I have always been immune to mosquitoes and I watched them flit underneath the porch bulb, then I shut off the light and watched the moonlight glint off the spire on the convent across the street. The nuns were fast asleep, industrial fan twirling inside a second story window. The thinnest breeze blew through the line of porches, and below, my neighbor mumbled to a friend in Arabic, ice in their glasses like timpani.

The second summer was sharp gin and tonics from Miss Mae’s, saccharine nectar cream snoballs, Creole Creamery sundaes that melted in minutes. Not drinking to get drunk, just to cool off. To keep cooling off. I lost a dozen hair ties a day, left a trail from the first bar to the second, from the second to the third. Swirled in the sheets of the bed. A river of bobby pins. Or I forgot them and held my hair in a knot while we danced. I wore high-heeled sandals so I would almost reach my new boyfriend’s face with mine. We met the previous winter, lumped together on my porch rockers in sweaters. A New Orleans native, he complained at the first chilly hints of winter. Summer fit us better. He wore clothes the colors of ice cream, ran down the streetcar tracks even when the temperature peaked in the nineties, grilled Andouille out on his porch in the oppressive heat with an Abita sweating in his hand.

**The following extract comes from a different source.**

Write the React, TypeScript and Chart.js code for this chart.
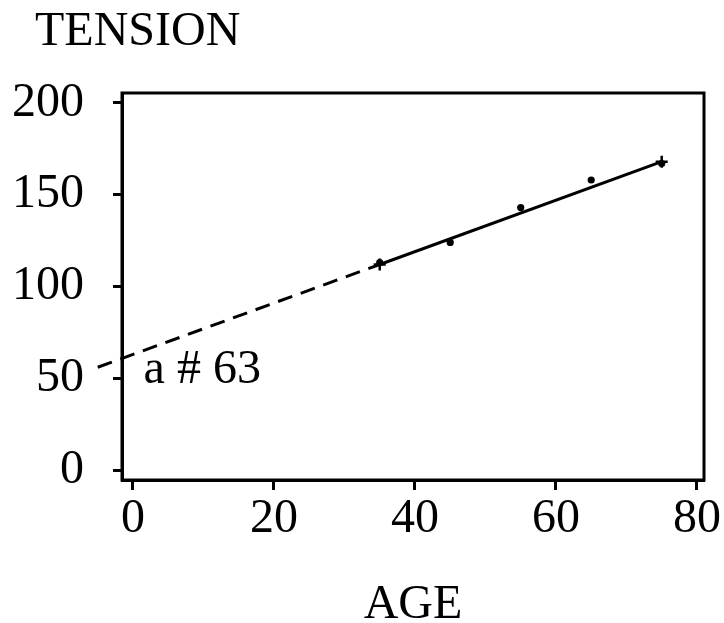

That August, fat drops of four o’clock rain pelted the windows of the nearest conference room of the office where I worked. I stuffed a stack of papers to file in a desk drawer and watched storms roll in from the west. Below, Poydras Street was an empty black ribbon until the clouds lifted, and seersucker and linen dots emerged from the buildings.

One morning, I waded to my car from the driveway, praying the water didn’t reach my tailpipe in a pair of shrimp boots that swallowed my feet, water swirling in my footsteps. A truck parted the calf-high water, sending silent tendrils through the café au lait-colored soup.

I spent my nights walking down Prytania and St. Charles and Magazine, hands locked in my boyfriend’s palms, watching the roaches scuttle as the streetlights flickered on. They worked, more or less, on these streets. Not on his, though, and we felt our way home through the dark, tripping over oak roots. The chill on bare arms as we emerged into the air-conditioned stairwell. His roommates kept the windows closed, but I wanted to fling them open, let in the streaks of headlights and faint smell of night jasmine and the bounce music emanating from the car stopped at the corner.

There is something about those New Orleans summers that makes me miss them —sundresses sticking to my skin, Abitas paid for with change, never quite being able to cool off. The heat makes us see ourselves as we truly are. It’s too hot for makeup, and straightened hair springs into curls. It keeps us from covering up our bodies, even if we want to. We smell. Kids and grandmothers melt at bus stops. Abandoned blocks look even bleaker than usual, crushed-in houses bleaching in the sun. And of course, at any time, a hurricane could roll in from the Gulf.

Still, I am nostalgic about those months of oppressive heat.